After victims were infected, they were vivisected at different stages of infection, so that internal and external organs could be observed as the disease progressed. Testimony from multiple guards blames the female victims as being hosts of the diseases, even as they were forcibly infected. Genitals of female prisoners that were infected with syphilis were called "jam filled buns" by guards.[30]

A Youth Corps member deployed to train at Unit 731 recalled viewing a batch of subjects that would undergo syphilis testing: "one was a Chinese woman holding an infant, one was a White Russian woman with a daughter of four or five years of age, and the last was a White Russian woman with a boy of about six or seven."[30]The children of these women were tested in ways similar to their parents, with specific emphasis on determining how longer infection periods affected the effectiveness of treatments. In short, some children grew up inside the walls of Unit 731, infected with syphilis.

Rape and forced pregnancy[edit]
Women prisoners were forced to become pregnant for use in experiments. The hypothetical possibility of of vertical transmission (from mother to fetus or child) of diseases, particularly syphilis, was the stated reason for the torture. Fetal survival and damage to mother's reproductive organs were objects of interest. Though "a large number of babies were born in captivity" of Unit 731, there has been no account of any survivors of the facility, children included. It is suspected that the children of female prisoners were killed or the pregnancies terminated.[30]
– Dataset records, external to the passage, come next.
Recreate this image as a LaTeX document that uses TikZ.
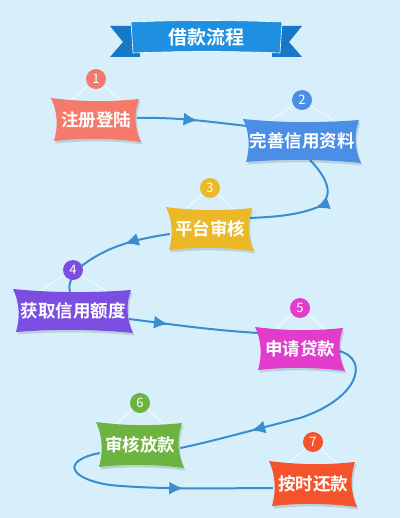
\documentclass[tikz,border=0pt]{standalone}
\usepackage{fontspec}
\newfontfamily\cjk{Noto Sans CJK SC}[BoldFont={Noto Sans CJK SC Bold}]
\usetikzlibrary{arrows.meta,decorations.markings,calc}
\definecolor{bgcol}{HTML}{D7EFFB}
\definecolor{conncol}{HTML}{3A8DCE}
\definecolor{ribbon}{HTML}{1F8FE0}
\definecolor{ribbondark}{HTML}{1878C8}
\definecolor{cA}{HTML}{F47A6C}
\definecolor{cB}{HTML}{4A8EE6}
\definecolor{cC}{HTML}{EBB827}
\definecolor{cD}{HTML}{7B4DE0}
\definecolor{cE}{HTML}{E23CCC}
\definecolor{cF}{HTML}{6DB33F}
\definecolor{cG}{HTML}{F4532C}
\pgfdeclarelayer{bglayer}
\pgfdeclarelayer{connlayer}
\pgfsetlayers{bglayer,connlayer,main}
% #1 name, #2 cx, #3 cy, #4 w, #5 h, #6 colour, #7 text, #8 number
\newcommand\mysign[8]{%
  \pgfmathsetmacro\hw{#4/2}\pgfmathsetmacro\hh{#5/2}\pgfmathsetmacro\hg{0.3*#4}%
  \def\pillowpath{(-\hw-2,-\hh-1) .. controls (-\hw/3,-\hh+3) and (\hw/3,-\hh+3) .. (\hw,-\hh)
    .. controls (\hw-5,-\hh/3) and (\hw-5,\hh/3) .. (\hw+2,\hh+1)
    .. controls (\hw/3,\hh-3) and (-\hw/3,\hh-3) .. (-\hw+1,\hh)
    .. controls (-\hw+5,\hh/3) and (-\hw+5,-\hh/3) .. cycle}%
  \begin{scope}[shift={(#2,#3)}]
    \fill[black,opacity=0.13,shift={(1.5,2.5)}] \pillowpath;
    \fill[#6] \pillowpath;
  \end{scope}
  \node[signtext,minimum width=#4,minimum height=#5] (#1) at (#2,#3) {#7};
  \node[numc,fill=#6] (#1c) at (#2,#3-\hh-20) {#8};
  \begin{pgfonlayer}{connlayer}
    \draw[hanger] (#1c.center) -- ($(#1.north)+(-\hg,2)$);
    \draw[hanger] (#1c.center) -- ($(#1.north)+(\hg,2)$);
  \end{pgfonlayer}
}
\begin{document}
\begin{tikzpicture}[x=1pt,y=-1pt,
  conn/.style={draw=conncol,line width=2pt,postaction={decorate},
    decoration={markings,mark=at position #1 with {\arrow{Latex[length=14pt,width=13pt]}}}},
  conn/.default=0.5,
  hanger/.style={draw=white,line width=0.7pt,opacity=0.85},
  signtext/.style={inner sep=0pt,text=white,font=\cjk\bfseries\fontsize{17.5}{20}\selectfont},
  numc/.style={circle,inner sep=0pt,minimum size=20pt,text=white,font=\cjk\fontsize{13}{13}\selectfont},
  titletext/.style={inner sep=0pt,text=white,font=\cjk\bfseries\fontsize{19}{22}\selectfont}]
\begin{pgfonlayer}{bglayer}
\fill[bgcol] (0,0) rectangle (400,518);
\end{pgfonlayer}
\useasboundingbox (0,0) rectangle (400,518);
% title ribbon
\fill[ribbondark] (140,26) -- (110,26) -- (123,42) -- (110,57) -- (140,57) -- cycle;
\fill[ribbondark] (272,26) -- (302,26) -- (289,42) -- (302,57) -- (272,57) -- cycle;
\fill[ribbon,draw=white,line width=0.6pt] (131,22) .. controls (180,20) and (232,20) .. (282,22) -- (280,53) .. controls (232,51) and (180,51) .. (133,53) -- cycle;
\node[titletext] (title) at (206,37) {借款流程};
% signs
\mysign{n1}{96}{120}{86}{42}{cA}{注册登陆}{1}
\mysign{n2}{302}{141}{114}{42}{cB}{完善信用资料}{2}
\mysign{n3}{210}{229}{84}{42}{cC}{平台审核}{3}
\mysign{n4}{73}{311}{116}{42}{cD}{获取信用额度}{4}
\mysign{n5}{300}{349}{86}{42}{cE}{申请贷款}{5}
\mysign{n6}{140}{445}{84}{44}{cF}{审核放款}{6}
\mysign{n7}{313}{484}{84}{44}{cG}{按时还款}{7}
% connectors
\begin{pgfonlayer}{connlayer}
\draw[conn=0.55] ($(n1.east)+(-2,-2)$) .. controls +(40,-1) and +(-35,-4) .. ($(n2.west)+(2,-15)$);
\draw[conn=0.47] ($(n2.south)+(8,-2)$) .. controls +(22,22) and +(14,-8) .. (318,207) .. controls +(-22,9) and +(20,-1) .. ($(n3.east)+(-2,-11)$);
\draw[conn=0.37] ($(n3.west)+(2,5)$) .. controls +(-40,6) and +(25,-20) .. ($(n4c.center)+(6,-2)$) .. controls +(-8,10) and +(-2,-8) .. ($(n4.north)+(-3,2)$);
\draw[conn=0.3] ($(n4.east)+(-2,8)$) .. controls +(40,5) and +(-50,-3) .. ($(n5.west)+(2,-16)$);
\draw[conn=0.68] ($(n5.east)+(-4,2)$) .. controls +(30,8) and +(60,-20) .. (300,418) .. controls +(-40,10) and +(30,-6) .. ($(n6.east)+(-2,3)$);
\draw[conn=0.62] ($(n6.west)+(2,8)$) .. controls +(-40,8) and +(-40,-6) .. (110,485) .. controls +(50,5) and +(-40,0) .. ($(n7.west)+(2,4)$);
\end{pgfonlayer}
\end{tikzpicture}
\end{document}
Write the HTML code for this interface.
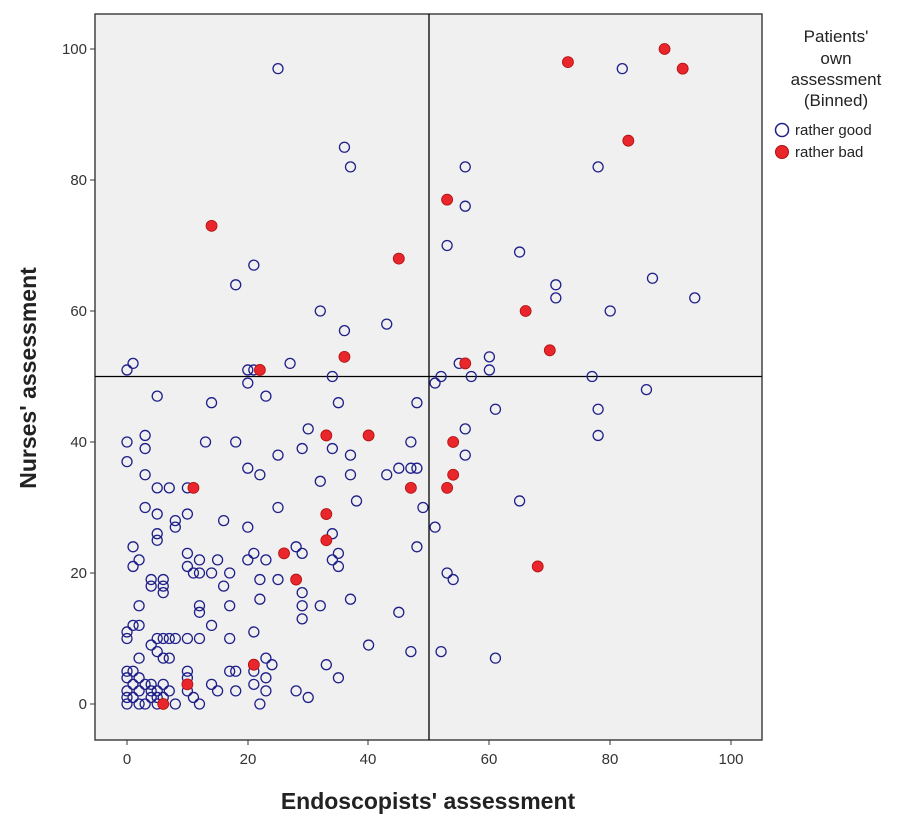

While male prisoners were often used in single studies, so that the results of the experimentation on them would not be clouded by other variables, women were sometimes used in bacteriological or physiological experiments, sex experiments, and the victims of sex crimes. The testimony of a unit member that served as guard graphically demonstrates this reality:

"One of the former researchers I located told me that one day he had a human experiment scheduled, but there was still time to kill. So he and another unit member took the keys to the cells and opened one that housed a Chinese woman. One of the unit members raped her; the other member took the keys and opened another cell. There was a Chinese woman in there who had been used in a frostbite experiment. She had several fingers missing and her bones were black, with gangrene set in. He was about to rape her anyway, then he saw that her sex organ was festering, with pus oozing to the surface. He gave up the idea, left, and locked the door, then later went on to his experimental work."[30]

Weapons testing[edit]
Human targets were used to test grenades positioned at various distances and in different positions. Flame throwers were tested on humans. Humans were tied to stakes and used as targets to test germ-releasing bombs, chemical weapons, and explosive bombs.[31][32]

Other experiments[edit]
In other tests, subjects were deprived of food and water to determine the length of time until death; placed into high-pressure chambers until death; experimented upon to determine the relationship between temperature, burns, and human survival; placed into centrifuges and spun until death; injected with animal blood; exposed to lethal doses of x-rays; subjected to various chemical weapons inside gas chambers; injected with sea water; and burned or buried alive.[33]